"Robert Lewandowski w kadrze gra o dwa poziomy niżej od Cristiano Ronaldo. Zawsze szuka winnych"

"Lewandowski w kadrze gra o dwa poziomy niżej od Ronaldo. Jak przegrywamy, zawsze szuka winnych gdzie indziej"
Rafal Oleksiewicz / PressFocus
Robert Lewandowski za kadencji Jerzego Brzęczka nie mógł nawiązać w kadrze do formy, jaką prezentował w Bayernie Monachium. Komentator "Eleven Sports", Mateusz Święcicki, w programie "Do jednej bramki" podkreślał, że od kapitana reprezentacji powinniśmy wymagać zdecydowanie więcej.
Jednym z głównych zarzutów do Jerzego Brzęczka była nieumiejętność wykorzystania Roberta Lewandowskiego w grze reprezentacji Polski. Snajper Bayernu Monachium często był osamotniony, a w niektórych meczach nawet niezbyt widoczny.
Dalsza część tekstu pod wideo
Mateusz Święcicki z "Eleven Sports" uważa, że częściowo za taki stan rzeczy odpowiada sam piłkarz. Zwraca jednak także uwagę na fakt, że wcześniejszy selekcjoner nie potrafił dotrzeć do napastnika.

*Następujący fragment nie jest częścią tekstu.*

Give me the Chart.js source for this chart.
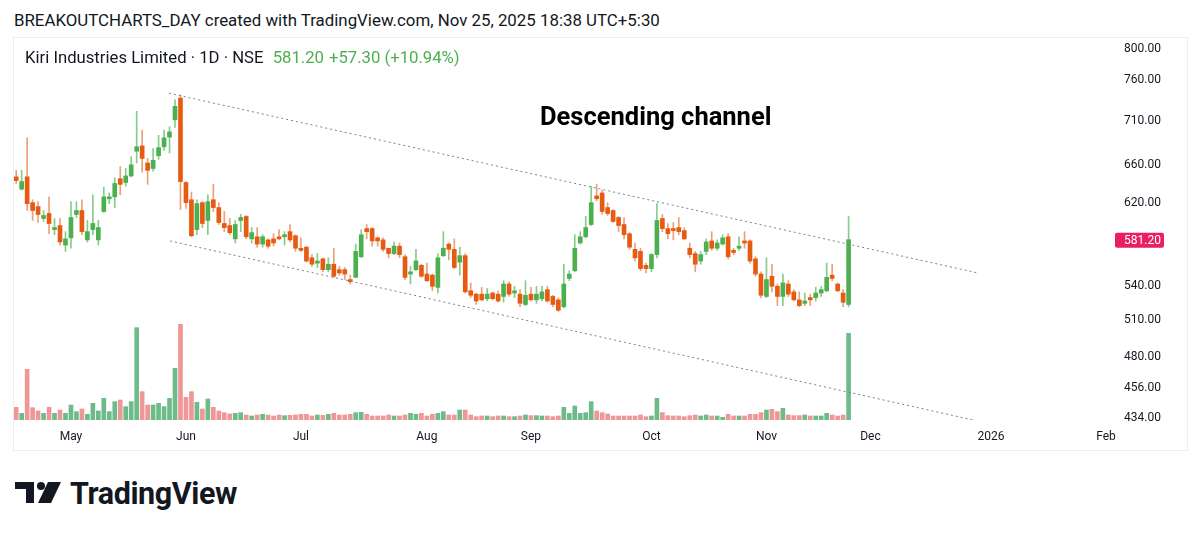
<!DOCTYPE html>
<html>
<head>
<meta charset="utf-8">
<script src="https://cdn.jsdelivr.net/npm/chart.js@4.4.0/dist/chart.umd.min.js"></script>
<style>
body { margin:0; width:1200px; height:535px; background:#fff; font-family:Roboto, sans-serif; color:#131722; overflow:hidden; position:relative; }
#head { position:absolute; left:14px; top:8px; font-size:16.85px; line-height:24px; white-space:nowrap; }
#frame { position:absolute; left:13px; top:37px; width:1175px; height:414px; border:1px solid #eceef2; box-sizing:border-box; }
#wrap { position:absolute; left:14px; top:38px; width:1173px; height:412px; }
#legend { position:absolute; left:25px; top:46px; font-size:16.7px; line-height:24px; white-space:nowrap; }
#legend .up { color:#4caf50; margin-left:5px; }
#note { position:absolute; left:540px; top:101px; font-size:25.5px; font-weight:bold; line-height:30px; color:#000; }
#logo { position:absolute; left:15px; top:480px; }
#logotext { position:absolute; left:70px; top:475px; font-size:30.5px; font-weight:bold; line-height:38px; color:#131722; letter-spacing:-0.4px; }
</style>
</head>
<body>
<div id="head">BREAKOUTCHARTS_DAY created with TradingView.com, Nov 25, 2025 18:38 UTC+5:30</div>
<div id="frame"></div>
<div id="wrap"><canvas id="chart" width="1173" height="412"></canvas></div>
<div id="legend">Kiri Industries Limited · 1D · NSE <span class="up">581.20</span><span class="up">+57.30 (+10.94%)</span></div>
<div id="note">Descending channel</div>
<svg id="logo" width="50" height="26" viewBox="0 0 50 26">
  <rect x="0" y="2" width="19" height="7" fill="#131722"/>
  <rect x="11" y="2" width="8" height="21" fill="#131722"/>
  <circle cx="26" cy="6" r="4" fill="#131722"/>
  <polygon points="33,2 46,2 36,23 23,23" fill="#131722"/>
</svg>
<div id="logotext">TradingView</div>
<script>
// daily candles, mid-April to 25 Nov 2025
var opens = [645,632,645,618,614,602,607,591,595,576,583,606,610,581,591,581,609,622,624,643,
  639,646,673,679,660,654,668,678,689,709,735,639,621,591,618,600,621,613,597,595,
  582,600,604,582,584,577,581,582,584,584,589,585,573,574,564,559,563,553,558,553,
  553,544,546,565,592,592,583,581,573,568,575,565,549,553,557,549,548,537,566,577,
  572,560,566,534,531,531,527,532,531,529,540,532,531,522,531,526,527,535,529,526,
  520,545,552,578,584,596,625,628,613,610,603,596,587,572,570,557,554,567,602,592,
  592,593,590,573,568,561,570,580,573,577,584,571,573,580,580,563,549,529,547,538,
  529,540,533,526,523,528,528,532,534,548,540,532,522];
var highs = [652,652,688,621,619,610,624,602,602,589,619,619,621,600,626,600,634,628,644,656,
  654,667,719,697,665,676,691,697,701,733,739,640,629,621,619,626,637,618,609,602,
  600,606,605,593,593,586,582,587,591,589,596,586,583,575,567,568,564,564,573,556,
  555,548,577,591,596,593,584,583,573,579,578,567,556,572,558,559,549,568,589,578,
  582,574,568,541,532,537,536,533,534,543,542,538,535,543,537,538,538,538,530,528,
  558,552,586,589,604,635,637,631,618,611,604,603,588,578,573,559,568,617,606,597,
  598,603,593,578,570,570,582,589,581,586,587,573,584,589,581,565,551,564,558,540,
  549,543,535,533,532,531,537,538,559,558,541,535,604];
var lows = [638,631,610,600,598,599,587,586,576,570,573,603,586,579,586,576,608,617,613,626,
  635,645,660,650,637,651,664,674,671,700,611,612,584,586,593,586,609,596,589,586,
  578,589,582,578,574,574,573,575,581,576,579,570,570,560,556,555,551,551,546,548,
  544,540,546,564,582,575,575,570,564,567,564,544,540,552,546,542,534,532,565,562,
  554,548,532,528,522,525,525,526,524,524,529,528,520,521,525,523,525,524,520,516,
  519,543,551,577,583,595,620,606,605,598,589,582,572,561,552,550,551,564,589,582,
  581,586,581,564,551,558,567,571,571,576,563,567,571,573,559,547,528,528,533,521,
  521,529,525,520,521,521,525,529,533,543,533,520,520];
var closes = [641,640,617,610,606,605,597,593,579,582,603,610,589,589,597,593,624,624,638,637,
  646,658,678,665,652,663,677,688,695,725,640,618,585,617,597,619,613,598,593,588,
  596,603,584,588,577,584,575,578,582,586,581,573,571,561,558,561,553,558,547,550,
  549,542,570,586,589,580,580,572,568,575,567,546,551,561,547,543,538,564,573,572,
  555,566,533,530,525,526,531,527,525,540,531,534,523,530,526,531,533,525,522,517,
  540,549,573,584,593,618,622,609,607,599,595,586,574,564,554,554,567,600,592,587,
  590,589,582,567,558,567,579,573,578,583,565,569,575,578,561,549,530,544,538,529,
  541,531,526,521,525,526,532,535,546,545,534,523.9,581.2];
// volume, thousands of shares
var volumes = [253,133,1013,247,180,133,253,133,200,133,300,167,220,113,333,180,433,167,367,400,
  267,367,1847,567,300,300,333,267,433,1033,1913,453,567,353,220,420,253,180,147,120,
  133,147,100,80,100,113,100,80,100,87,93,100,113,113,80,100,93,113,133,100,
  100,113,147,153,113,80,80,80,100,80,80,100,133,113,133,80,113,133,167,100,
  100,200,200,100,67,80,80,67,80,80,67,67,80,100,87,87,80,80,67,80,
  253,133,280,133,147,367,180,147,120,80,80,80,80,80,100,67,80,433,147,87,
  80,80,67,87,100,80,100,80,80,53,113,80,80,80,113,113,147,200,213,167,
  233,100,87,87,100,80,80,80,133,100,80,100,1733];

var monthTicks = [10,31,52,75,94,116,137,156,178,199];
var monthNames = ['May','Jun','Jul','Aug','Sep','Oct','Nov','Dec','2026','Feb'];
var priceTicks = [434,456,480,510,540,620,660,710,760,800];
var lastPrice = 581.20;
var channelUpper = [[27.9,741],[175.6,550]];
var channelLower = [[28.1,580],[175.1,430.7]];

var up = closes.map(function(c, i) { return c >= opens[i]; });

var priceTag = {
  id: 'priceTag',
  afterDraw: function(chart) {
    var ctx = chart.ctx, area = chart.chartArea;
    var y = chart.scales.y.getPixelForValue(lastPrice);
    ctx.save();
    ctx.fillStyle = '#e91e63';
    ctx.beginPath();
    ctx.roundRect(area.right + 3, y - 7, 49, 15, 2);
    ctx.fill();
    ctx.fillStyle = '#fff';
    ctx.font = '12px Roboto';
    ctx.textBaseline = 'middle';
    ctx.fillText(lastPrice.toFixed(2), area.right + 12, y + 1);
    ctx.restore();
  }
};

function channel(pts) {
  return {
    type: 'line',
    data: pts.map(function(p) { return {x: p[0], y: p[1]}; }),
    borderColor: '#7d8089',
    borderWidth: 1,
    borderDash: [2, 3],
    pointRadius: 0,
    order: 0
  };
}

var chart = new Chart(document.getElementById('chart').getContext('2d'), {
  type: 'bar',
  data: {
    datasets: [
      channel(channelUpper),
      channel(channelLower),
      {
        label: 'body',
        data: opens.map(function(o, i) { return {x: i, y: [o, closes[i]]}; }),
        backgroundColor: up.map(function(u) { return u ? '#4caf50' : '#e65a12'; }),
        barThickness: 4,
        grouped: false,
        order: 1
      },
      {
        label: 'wick',
        data: highs.map(function(h, i) { return {x: i, y: [lows[i], h]}; }),
        backgroundColor: up.map(function(u) { return u ? '#86cc8a' : '#eba07a'; }),
        barThickness: 1,
        grouped: false,
        order: 2
      },
      {
        label: 'volume',
        yAxisID: 'vol',
        data: volumes.map(function(v, i) { return {x: i, y: v}; }),
        backgroundColor: up.map(function(u) { return u ? '#6dbb8b' : '#ef9696'; }),
        barThickness: 4,
        grouped: false,
        order: 3
      }
    ]
  },
  options: {
    responsive: false,
    animation: false,
    devicePixelRatio: 1,
    layout: { padding: 0 },
    plugins: { legend: { display: false }, tooltip: { enabled: false } },
    scales: {
      x: {
        type: 'linear',
        min: -0.4,
        max: 200.1,
        offset: false,
        grid: { display: false, drawTicks: false },
        border: { display: false },
        afterBuildTicks: function(s) { s.ticks = monthTicks.map(function(v) { return {value: v}; }); },
        afterFit: function(s) { s.height = 30; s.paddingLeft = 0; s.paddingRight = 0; },
        ticks: {
          autoSkip: false, maxRotation: 0, padding: 10, color: '#131722',
          font: { family: 'Roboto', size: 12 },
          callback: function(v, i) { return monthNames[i]; }
        }
      },
      y: {
        type: 'logarithmic',
        position: 'right',
        min: 431,
        max: 812,
        grid: { display: false, drawTicks: false },
        border: { display: false },
        afterBuildTicks: function(s) { s.ticks = priceTicks.map(function(v) { return {value: v}; }); },
        afterFit: function(s) { s.width = 75; s.paddingTop = 0; s.paddingBottom = 0; },
        ticks: {
          autoSkip: false, padding: 12, labelOffset: 2, color: '#131722',
          font: { family: 'Roboto', size: 12 },
          callback: function(v) { return Number(v).toFixed(2); }
        }
      },
      vol: { type: 'linear', display: false, min: 0, max: 7640 }
    }
  },
  plugins: [priceTag]
});
</script>
</body>
</html>
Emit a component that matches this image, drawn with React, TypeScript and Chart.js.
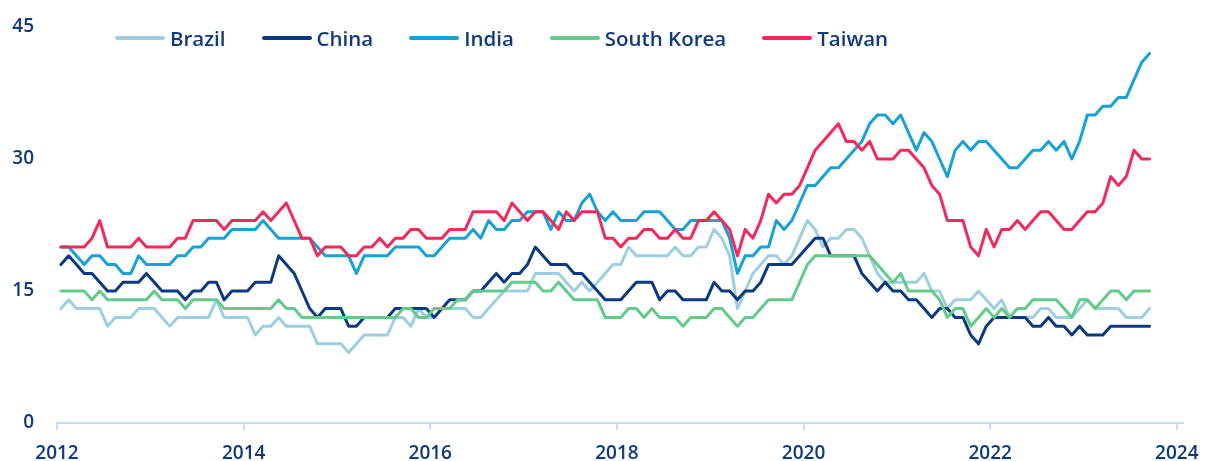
import React, { useEffect, useRef } from "react";
import { Chart, registerables } from "chart.js";

Chart.register(...registerables);

// Monthly series, Jan 2012 .. Sep 2023
const brazil = [
  13, 14, 13, 13, 13, 13, 11, 12, 12, 12,
  13, 13, 13, 12, 11, 12, 12, 12, 12, 12,
  14, 12, 12, 12, 12, 10, 11, 11, 12, 11,
  11, 11, 11, 9, 9, 9, 9, 8, 9, 10,
  10, 10, 10, 12, 12, 11, 13, 12, 12, 13,
  13, 13, 13, 12, 12, 13, 14, 15, 15, 15,
  15, 17, 17, 17, 17, 16, 15, 16, 15, 16,
  17, 18, 18, 20, 19, 19, 19, 19, 19, 20,
  19, 19, 20, 20, 22, 21, 19, 13, 15, 17,
  18, 19, 19, 18, 19, 21, 23, 22, 20, 21,
  21, 22, 22, 21, 19, 17, 16, 16, 16, 16,
  16, 17, 15, 15, 13, 14, 14, 14, 15, 14,
  13, 14, 12, 12, 12, 12, 13, 13, 12, 12,
  12, 13, 14, 13, 13, 13, 13, 12, 12, 12, 13,
];

const china = [
  18, 19, 18, 17, 17, 16, 15, 15, 16, 16,
  16, 17, 16, 15, 15, 15, 14, 15, 15, 16,
  16, 14, 15, 15, 15, 16, 16, 16, 19, 18,
  17, 15, 13, 12, 13, 13, 13, 11, 11, 12,
  12, 12, 12, 13, 13, 13, 13, 13, 12, 13,
  14, 14, 14, 15, 15, 16, 17, 16, 17, 17,
  18, 20, 19, 18, 18, 18, 17, 17, 16, 15,
  14, 14, 14, 15, 16, 16, 16, 14, 15, 15,
  14, 14, 14, 14, 16, 15, 15, 14, 15, 15,
  16, 18, 18, 18, 18, 19, 20, 21, 21, 19,
  19, 19, 19, 17, 16, 15, 16, 15, 15, 14,
  14, 13, 12, 13, 13, 12, 12, 10, 9, 11,
  12, 12, 12, 12, 12, 11, 11, 12, 11, 11,
  10, 11, 10, 10, 10, 11, 11, 11, 11, 11, 11,
];

const india = [
  20, 20, 19, 18, 19, 19, 18, 18, 17, 17,
  19, 18, 18, 18, 18, 19, 19, 20, 20, 21,
  21, 21, 22, 22, 22, 22, 23, 22, 21, 21,
  21, 21, 21, 20, 19, 19, 19, 19, 17, 19,
  19, 19, 19, 20, 20, 20, 20, 19, 19, 20,
  21, 21, 21, 22, 21, 23, 22, 22, 23, 23,
  24, 24, 24, 22, 24, 23, 23, 25, 26, 24,
  23, 24, 23, 23, 23, 24, 24, 24, 23, 22,
  22, 23, 23, 23, 23, 23, 21, 17, 19, 19,
  20, 20, 23, 22, 23, 25, 27, 27, 28, 29,
  29, 30, 31, 32, 34, 35, 35, 34, 35, 33,
  31, 33, 32, 30, 28, 31, 32, 31, 32, 32,
  31, 30, 29, 29, 30, 31, 31, 32, 31, 32,
  30, 32, 35, 35, 36, 36, 37, 37, 39, 41, 42,
];

const southKorea = [
  15, 15, 15, 15, 14, 15, 14, 14, 14, 14,
  14, 14, 15, 14, 14, 14, 13, 14, 14, 14,
  14, 13, 13, 13, 13, 13, 13, 13, 14, 13,
  13, 12, 12, 12, 12, 12, 12, 12, 12, 12,
  12, 12, 12, 12, 13, 13, 12, 12, 13, 13,
  13, 14, 14, 15, 15, 15, 15, 15, 16, 16,
  16, 16, 15, 15, 16, 15, 14, 14, 14, 14,
  12, 12, 12, 13, 13, 12, 13, 12, 12, 12,
  11, 12, 12, 12, 13, 13, 12, 11, 12, 12,
  13, 14, 14, 14, 14, 16, 18, 19, 19, 19,
  19, 19, 19, 19, 19, 18, 17, 16, 17, 15,
  15, 15, 15, 14, 12, 13, 13, 11, 12, 13,
  12, 13, 12, 13, 13, 14, 14, 14, 14, 13,
  12, 14, 14, 13, 14, 15, 15, 14, 15, 15, 15,
];

const taiwan = [
  20, 20, 20, 20, 21, 23, 20, 20, 20, 20,
  21, 20, 20, 20, 20, 21, 21, 23, 23, 23,
  23, 22, 23, 23, 23, 23, 24, 23, 24, 25,
  23, 21, 21, 19, 20, 20, 20, 19, 19, 20,
  20, 21, 20, 21, 21, 22, 22, 21, 21, 21,
  22, 22, 22, 24, 24, 24, 24, 23, 25, 24,
  23, 24, 24, 23, 22, 24, 23, 24, 24, 24,
  21, 21, 20, 21, 21, 22, 22, 21, 21, 22,
  21, 21, 23, 23, 24, 23, 22, 19, 22, 21,
  23, 26, 25, 26, 26, 27, 29, 31, 32, 33,
  34, 32, 32, 31, 32, 30, 30, 30, 31, 31,
  30, 29, 27, 26, 23, 23, 23, 20, 19, 22,
  20, 22, 22, 23, 22, 23, 24, 24, 23, 22,
  22, 23, 24, 24, 25, 28, 27, 28, 31, 30, 30,
];

const seriesNames = ["Brazil", "China", "India", "South Korea", "Taiwan"];
const tickYears = [2012, 2014, 2016, 2018, 2020, 2022, 2024];
const yTicks = [0, 15, 30, 45];
const startYear = 2012;

const colors = ["#9dcfe0", "#0b3a80", "#17a2d6", "#62cb8b", "#f2295c"];
const textColor = "#0f3a7c";
const axisColor = "#c9ddf5";
const fontFamily = "'Open Sans', 'Noto Sans', sans-serif";

export default function App() {
  const ref = useRef<HTMLCanvasElement>(null);

  useEffect(() => {
    document.body.style.margin = "0";
    const all = [brazil, china, india, southKorea, taiwan];
    const datasets = all.map((vals, idx) => ({
      label: seriesNames[idx],
      data: vals.map((v, i) => ({ x: i + 0.5, y: v })),
      borderColor: colors[idx],
      backgroundColor: colors[idx],
      borderWidth: 3,
      pointRadius: 0,
      tension: 0,
      borderJoinStyle: "round" as const,
      borderCapStyle: "round" as const,
      order: all.length - idx,
    }));

    const chart = new Chart(ref.current as HTMLCanvasElement, {
      type: "line",
      data: { datasets },
      options: {
        animation: false,
        responsive: false,
        devicePixelRatio: 1,
        layout: { padding: { top: 27, right: 23, left: 0, bottom: 0 } },
        plugins: { legend: { display: false }, tooltip: { enabled: false } },
        scales: {
          x: {
            type: "linear",
            min: 0,
            max: 144.8,
            afterFit: (s: any) => {
              s.height = 38;
              s.paddingLeft = 0;
              s.paddingRight = 0;
            },
            afterBuildTicks: (s: any) => {
              s.ticks = tickYears.map((y) => ({ value: (y - startYear) * 12 }));
            },
            ticks: {
              autoSkip: false,
              maxRotation: 0,
              padding: 12,
              color: textColor,
              font: { family: fontFamily, size: 19, weight: "600" },
              callback: (v: any) => String(startYear + Math.round(Number(v) / 12)),
            },
            grid: {
              display: true,
              drawOnChartArea: false,
              drawTicks: true,
              tickLength: 7,
              color: axisColor,
              lineWidth: 2,
            },
            border: { display: true, color: axisColor, width: 2 },
          },
          y: {
            min: 0,
            max: 45,
            afterFit: (s: any) => {
              s.width = 57;
              s.paddingTop = 0;
              s.paddingBottom = 0;
            },
            afterBuildTicks: (s: any) => {
              s.ticks = yTicks.map((v) => ({ value: v }));
            },
            ticks: {
              padding: 23,
              color: textColor,
              font: { family: fontFamily, size: 19, weight: "600" },
            },
            grid: { display: false, drawTicks: false },
            border: { display: false },
          },
        },
      },
    });
    return () => chart.destroy();
  }, []);

  return (
    <div style={{ position: "relative", width: 1206, height: 461, background: "#fff" }}>
      <canvas ref={ref} width={1206} height={461} style={{ display: "block" }} />
      <div
        style={{
          position: "absolute",
          left: 115,
          top: 25,
          height: 25,
          display: "flex",
          alignItems: "center",
          gap: 36,
          fontFamily,
          fontSize: 20.5,
          fontWeight: 600,
          color: textColor,
          whiteSpace: "nowrap",
        }}
      >
        {seriesNames.map((n, i) => (
          <div key={n} style={{ display: "flex", alignItems: "center" }}>
            <span
              style={{
                display: "inline-block",
                width: 50,
                height: 4,
                borderRadius: 2,
                background: colors[i],
                marginRight: 5,
              }}
            />
            <span>{n}</span>
          </div>
        ))}
      </div>
    </div>
  );
}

- W Polsce jedenastu gości decyduje o samopoczuciu milionów ludzi, decyduje często o biznesach, o pracy, o rozpoznawalności piłki. Gdybym to sprowadził już do absurdu i maksymalnie uprościł, to powiedziałbym, że wszystko zależy od tego, czy pewien napastnik Bayernu Monachium wstanie prawą czy lewą nogą – powiedział Święcicki w programie "Do jednej bramki".
- On w reprezentacji jest o dwa poziomy niżej od Cristiano Ronaldo. Bo Lewandowski, jak przegrywamy, zawsze szuka winnych gdzie indziej, jest naburmuszony i nie zachowuje się jak kapitan - dodał.
- Ja bym od niego oczekiwał, że w najważniejszych meczach będzie kozakiem i liderem. Sprawdzałem sobie nawet bramki zdobywane przez Roberta Lewandowskiego za kadencji Adama Nawałki. Musi mieć tak zwaną miłość, szacunek, może czasem trzeba go dopieszczać. Nawałka robił to fantastycznie - zakończył.
Święcicki uważa, że Paulo Sousie o dotarcie do Lewandowskiego będzie dużo łatwiej. Portugalczyk jako piłkarz grał bowiem z wielkimi gwiazdami światowego futbolu. Pierwsze spotkania pod wodzą nowego trenera "Biało-Czerwoni" rozegrają w marcu.